__WRITTEN TASK__
Reproduce the data below in full and exclude every picture.

__INFORMATION SHOWN__

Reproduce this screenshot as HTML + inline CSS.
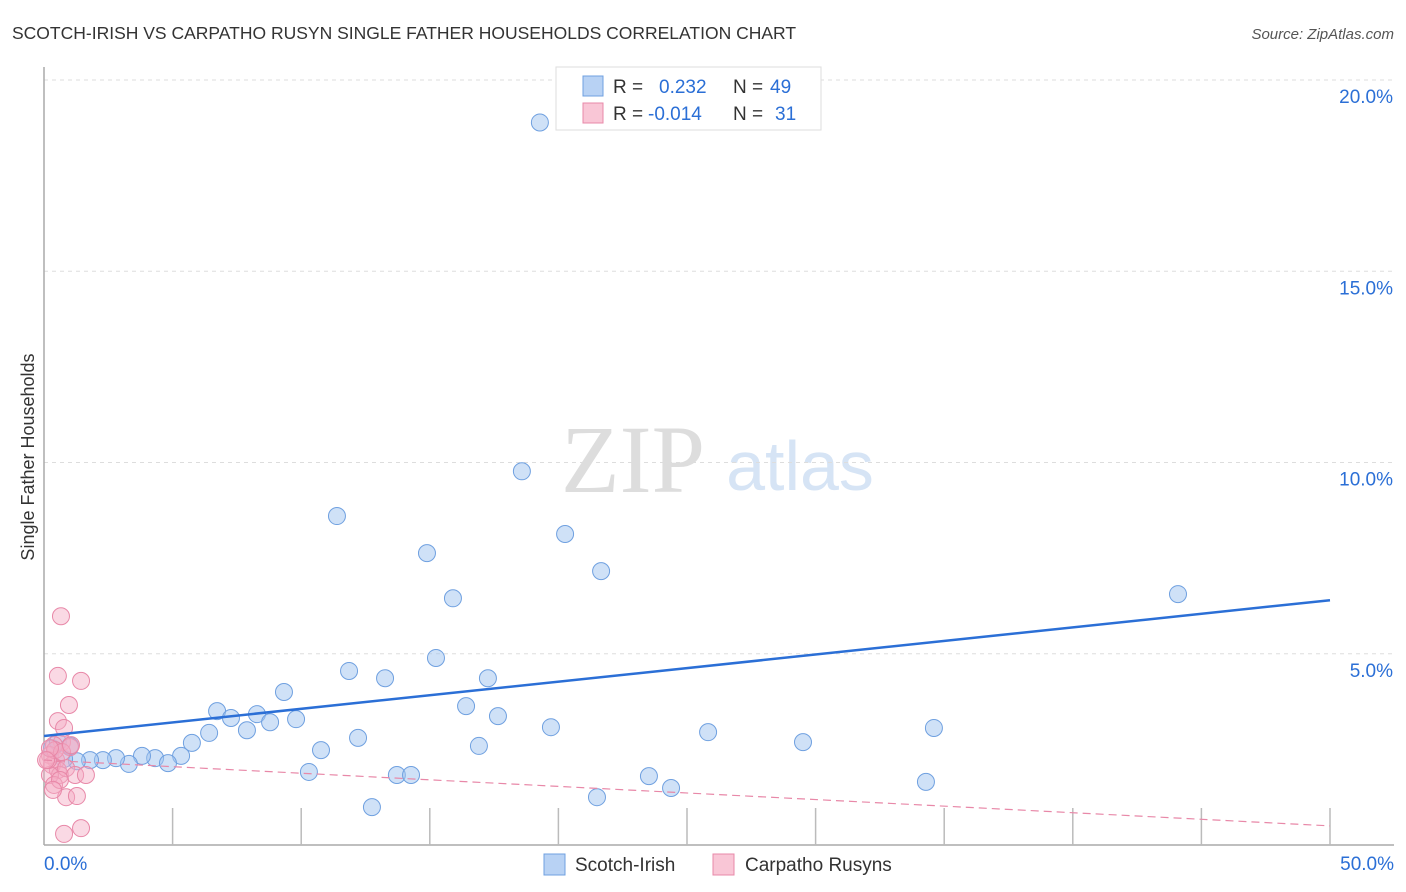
<!DOCTYPE html>
<html><head><meta charset="utf-8"><style>
body{margin:0;background:#fff;font-family:"Liberation Sans",sans-serif;}
svg{display:block}
</style></head><body>
<svg width="1406" height="892" xmlns="http://www.w3.org/2000/svg">
<text x="12" y="39" font-size="17.5" fill="#333">SCOTCH-IRISH VS CARPATHO RUSYN SINGLE FATHER HOUSEHOLDS CORRELATION CHART</text>
<text x="1394" y="39" font-size="15" fill="#555" font-style="italic" text-anchor="end">Source: ZipAtlas.com</text>
<text x="633" y="492" font-size="96" fill="#ddd" font-family="Liberation Serif,serif" text-anchor="middle">ZIP</text>
<text x="800" y="490" font-size="70" fill="#d6e4f5" text-anchor="middle">atlas</text>
<g id="grid"></g>
<g id="axes"></g>
<g id="marks"></g>
<text transform="translate(34,457) rotate(-90)" font-size="18" fill="#333" text-anchor="middle">Single Father Households</text>
<g>
<rect x="556" y="67" width="265" height="63" fill="#fff" stroke="#ddd"/>
<rect x="583" y="76" width="20" height="20" fill="#b8d2f4" stroke="#6fa0e0"/>
<rect x="583" y="103" width="20" height="20" fill="#f9c6d6" stroke="#e888a8"/>
<text x="613" y="93" font-size="19" fill="#333">R = <tspan fill="#2b6fd6" x="659">0.232</tspan><tspan x="733" fill="#333">N = </tspan><tspan fill="#2b6fd6" x="770">49</tspan></text>
<text x="613" y="120" font-size="19" fill="#333">R = <tspan fill="#2b6fd6" x="648">-0.014</tspan><tspan x="733" fill="#333">N = </tspan><tspan fill="#2b6fd6" x="775">31</tspan></text>
</g>
<g>
<rect x="544" y="854" width="21" height="21" fill="#b8d2f4" stroke="#6fa0e0"/>
<text x="575" y="871" font-size="19" fill="#333">Scotch-Irish</text>
<rect x="713" y="854" width="21" height="21" fill="#f9c6d6" stroke="#e888a8"/>
<text x="745" y="871" font-size="19" fill="#333">Carpatho Rusyns</text>
</g>
</svg>
<script>
const yTicks=[5,10,15,20];
const yTickLabels=["5.0%","10.0%","15.0%","20.0%"];
const xTickLabels=["0.0%","50.0%"];
const blueX=[19.28,18.58,11.39,14.89,20.26,21.66,15.90,44.09,11.86,15.24,13.26,17.26,9.33,6.73,7.27,8.28,9.80,8.79,6.42,7.89,16.41,17.65,12.21,19.71,10.77,16.91,25.82,34.60,29.51,5.75,5.33,4.32,3.81,4.82,3.30,2.80,2.29,1.79,1.28,0.78,0.31,0.54,1.01,10.30,13.72,14.27,23.52,24.38,34.29,21.50,12.75];
const blueY=[18.89,9.77,8.60,7.63,8.13,7.16,6.45,6.56,4.55,4.89,4.36,4.36,4.00,3.50,3.32,3.42,3.29,3.21,2.93,3.00,3.63,3.37,2.80,3.08,2.48,2.59,2.95,3.06,2.69,2.67,2.33,2.27,2.33,2.14,2.12,2.27,2.22,2.22,2.19,2.25,2.53,2.69,2.59,1.91,1.83,1.83,1.80,1.49,1.65,1.25,0.99];
const pinkX=[0.66,0.54,1.44,0.97,0.54,0.78,0.70,1.01,0.39,0.23,0.47,0.31,0.54,0.62,0.86,0.23,1.21,1.63,0.39,0.62,0.86,1.28,0.78,1.44,0.16,0.43,0.70,1.05,0.23,0.08,0.35];
const pinkY=[5.98,4.42,4.29,3.66,3.24,3.06,2.69,2.56,2.61,2.35,2.22,2.09,1.96,1.83,2.01,1.83,1.83,1.83,1.57,1.70,1.25,1.28,0.29,0.44,2.22,2.48,2.43,2.61,2.53,2.22,1.44];
const blueTrend=[2.85,6.40];
const pinkTrend=[2.22,0.50];

const NS="http://www.w3.org/2000/svg";
const X0=44,X1=1330,Y0=845,Y20=80;
const sx=v=>X0+(X1-X0)*v/50;
const sy=v=>Y0-(Y0-Y20)*v/20;
function mk(t,a,p){const e=document.createElementNS(NS,t);for(const k in a)e.setAttribute(k,a[k]);p.appendChild(e);return e;}
const grid=document.getElementById('grid'),axes=document.getElementById('axes'),marks=document.getElementById('marks');
yTicks.forEach((v,i)=>{
 const l=mk('line',{x1:X0,x2:X1+64,y1:sy(v),y2:sy(v),stroke:'#ddd','stroke-dasharray':'4,4'},grid);
 
 
 const t=mk('text',{x:1393,y:sy(v)+23,'font-size':19,fill:'#2b6fd6','text-anchor':'end'},axes);
 t.textContent=yTickLabels[i];
 
 
});
let a=mk('line',{x1:X0,x2:X0,y1:67,y2:Y0,stroke:'#aaa','stroke-width':1.5},axes);


a=mk('line',{x1:X0,x2:X1+64,y1:Y0,y2:Y0,stroke:'#aaa','stroke-width':1.5},axes);


for(let i=1;i<=10;i++){
 const t=mk('line',{x1:sx(i*5),x2:sx(i*5),y1:808,y2:Y0,stroke:'#bbb','stroke-width':1.5},axes);
 
 
}
[[0,44,'start'],[1,1394,'end']].forEach(([i,x,an])=>{
 const t=mk('text',{x:x,y:870,'font-size':19,fill:'#2b6fd6','text-anchor':an},axes);
 t.textContent=xTickLabels[i];
 
 
});
blueX.forEach((v,i)=>{
 const c=mk('circle',{cx:sx(v),cy:sy(blueY[i]),r:8.5,fill:'rgba(160,196,240,0.5)',stroke:'#6fa0e0','stroke-width':1},marks);
 
 
});
pinkX.forEach((v,i)=>{
 const c=mk('circle',{cx:sx(v),cy:sy(pinkY[i]),r:8.5,fill:'rgba(245,170,195,0.45)',stroke:'#e888a8','stroke-width':1},marks);
 
 
});
let tl=mk('line',{x1:sx(0),x2:sx(50),y1:sy(blueTrend[0]),y2:sy(blueTrend[1]),stroke:'#2b6fd6','stroke-width':2.5},marks);


tl=mk('line',{x1:sx(0),x2:sx(50),y1:sy(pinkTrend[0]),y2:sy(pinkTrend[1]),stroke:'#e888a8','stroke-width':1.2,'stroke-dasharray':'8,5'},marks);


</script>
</body></html>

__IN RESPONSE__
Reproduce this screenshot as HTML + inline CSS.
<!DOCTYPE html>
<html><head><meta charset="utf-8"><style>
body{margin:0;background:#fff;font-family:"Liberation Sans",sans-serif;}
svg{display:block}
</style></head><body>
<svg width="1406" height="892" xmlns="http://www.w3.org/2000/svg">
<text x="12" y="39" font-size="17.5" fill="#333">SCOTCH-IRISH VS CARPATHO RUSYN SINGLE FATHER HOUSEHOLDS CORRELATION CHART</text>
<text x="1394" y="39" font-size="15" fill="#555" font-style="italic" text-anchor="end">Source: ZipAtlas.com</text>
<text x="633" y="492" font-size="96" fill="#ddd" font-family="Liberation Serif,serif" text-anchor="middle">ZIP</text>
<text x="800" y="490" font-size="70" fill="#d6e4f5" text-anchor="middle">atlas</text>
<g id="grid"></g>
<g id="axes"></g>
<g id="marks"></g>
<text transform="translate(34,457) rotate(-90)" font-size="18" fill="#333" text-anchor="middle">Single Father Households</text>
<g>
<rect x="556" y="67" width="265" height="63" fill="#fff" stroke="#ddd"/>
<rect x="583" y="76" width="20" height="20" fill="#b8d2f4" stroke="#6fa0e0"/>
<rect x="583" y="103" width="20" height="20" fill="#f9c6d6" stroke="#e888a8"/>
<text x="613" y="93" font-size="19" fill="#333">R = <tspan fill="#2b6fd6" x="659">0.232</tspan><tspan x="733" fill="#333">N = </tspan><tspan fill="#2b6fd6" x="770">49</tspan></text>
<text x="613" y="120" font-size="19" fill="#333">R = <tspan fill="#2b6fd6" x="648">-0.014</tspan><tspan x="733" fill="#333">N = </tspan><tspan fill="#2b6fd6" x="775">31</tspan></text>
</g>
<g>
<rect x="544" y="854" width="21" height="21" fill="#b8d2f4" stroke="#6fa0e0"/>
<text x="575" y="871" font-size="19" fill="#333">Scotch-Irish</text>
<rect x="713" y="854" width="21" height="21" fill="#f9c6d6" stroke="#e888a8"/>
<text x="745" y="871" font-size="19" fill="#333">Carpatho Rusyns</text>
</g>
</svg>
<script>
const yTicks=[5,10,15,20];
const yTickLabels=["5.0%","10.0%","15.0%","20.0%"];
const xTickLabels=["0.0%","50.0%"];
const blueX=[19.28,18.58,11.39,14.89,20.26,21.66,15.90,44.09,11.86,15.24,13.26,17.26,9.33,6.73,7.27,8.28,9.80,8.79,6.42,7.89,16.41,17.65,12.21,19.71,10.77,16.91,25.82,34.60,29.51,5.75,5.33,4.32,3.81,4.82,3.30,2.80,2.29,1.79,1.28,0.78,0.31,0.54,1.01,10.30,13.72,14.27,23.52,24.38,34.29,21.50,12.75];
const blueY=[18.89,9.77,8.60,7.63,8.13,7.16,6.45,6.56,4.55,4.89,4.36,4.36,4.00,3.50,3.32,3.42,3.29,3.21,2.93,3.00,3.63,3.37,2.80,3.08,2.48,2.59,2.95,3.06,2.69,2.67,2.33,2.27,2.33,2.14,2.12,2.27,2.22,2.22,2.19,2.25,2.53,2.69,2.59,1.91,1.83,1.83,1.80,1.49,1.65,1.25,0.99];
const pinkX=[0.66,0.54,1.44,0.97,0.54,0.78,0.70,1.01,0.39,0.23,0.47,0.31,0.54,0.62,0.86,0.23,1.21,1.63,0.39,0.62,0.86,1.28,0.78,1.44,0.16,0.43,0.70,1.05,0.23,0.08,0.35];
const pinkY=[5.98,4.42,4.29,3.66,3.24,3.06,2.69,2.56,2.61,2.35,2.22,2.09,1.96,1.83,2.01,1.83,1.83,1.83,1.57,1.70,1.25,1.28,0.29,0.44,2.22,2.48,2.43,2.61,2.53,2.22,1.44];
const blueTrend=[2.85,6.40];
const pinkTrend=[2.22,0.50];

const NS="http://www.w3.org/2000/svg";
const X0=44,X1=1330,Y0=845,Y20=80;
const sx=v=>X0+(X1-X0)*v/50;
const sy=v=>Y0-(Y0-Y20)*v/20;
function mk(t,a,p){const e=document.createElementNS(NS,t);for(const k in a)e.setAttribute(k,a[k]);p.appendChild(e);return e;}
const grid=document.getElementById('grid'),axes=document.getElementById('axes'),marks=document.getElementById('marks');
yTicks.forEach((v,i)=>{
 const l=mk('line',{x1:X0,x2:X1+64,y1:sy(v),y2:sy(v),stroke:'#ddd','stroke-dasharray':'4,4'},grid);
 
 
 const t=mk('text',{x:1393,y:sy(v)+23,'font-size':19,fill:'#2b6fd6','text-anchor':'end'},axes);
 t.textContent=yTickLabels[i];
 
 
});
let a=mk('line',{x1:X0,x2:X0,y1:67,y2:Y0,stroke:'#aaa','stroke-width':1.5},axes);


a=mk('line',{x1:X0,x2:X1+64,y1:Y0,y2:Y0,stroke:'#aaa','stroke-width':1.5},axes);


for(let i=1;i<=10;i++){
 const t=mk('line',{x1:sx(i*5),x2:sx(i*5),y1:808,y2:Y0,stroke:'#bbb','stroke-width':1.5},axes);
 
 
}
[[0,44,'start'],[1,1394,'end']].forEach(([i,x,an])=>{
 const t=mk('text',{x:x,y:870,'font-size':19,fill:'#2b6fd6','text-anchor':an},axes);
 t.textContent=xTickLabels[i];
 
 
});
blueX.forEach((v,i)=>{
 const c=mk('circle',{cx:sx(v),cy:sy(blueY[i]),r:8.5,fill:'rgba(160,196,240,0.5)',stroke:'#6fa0e0','stroke-width':1},marks);
 
 
});
pinkX.forEach((v,i)=>{
 const c=mk('circle',{cx:sx(v),cy:sy(pinkY[i]),r:8.5,fill:'rgba(245,170,195,0.45)',stroke:'#e888a8','stroke-width':1},marks);
 
 
});
let tl=mk('line',{x1:sx(0),x2:sx(50),y1:sy(blueTrend[0]),y2:sy(blueTrend[1]),stroke:'#2b6fd6','stroke-width':2.5},marks);


tl=mk('line',{x1:sx(0),x2:sx(50),y1:sy(pinkTrend[0]),y2:sy(pinkTrend[1]),stroke:'#e888a8','stroke-width':1.2,'stroke-dasharray':'8,5'},marks);


</script>
</body></html>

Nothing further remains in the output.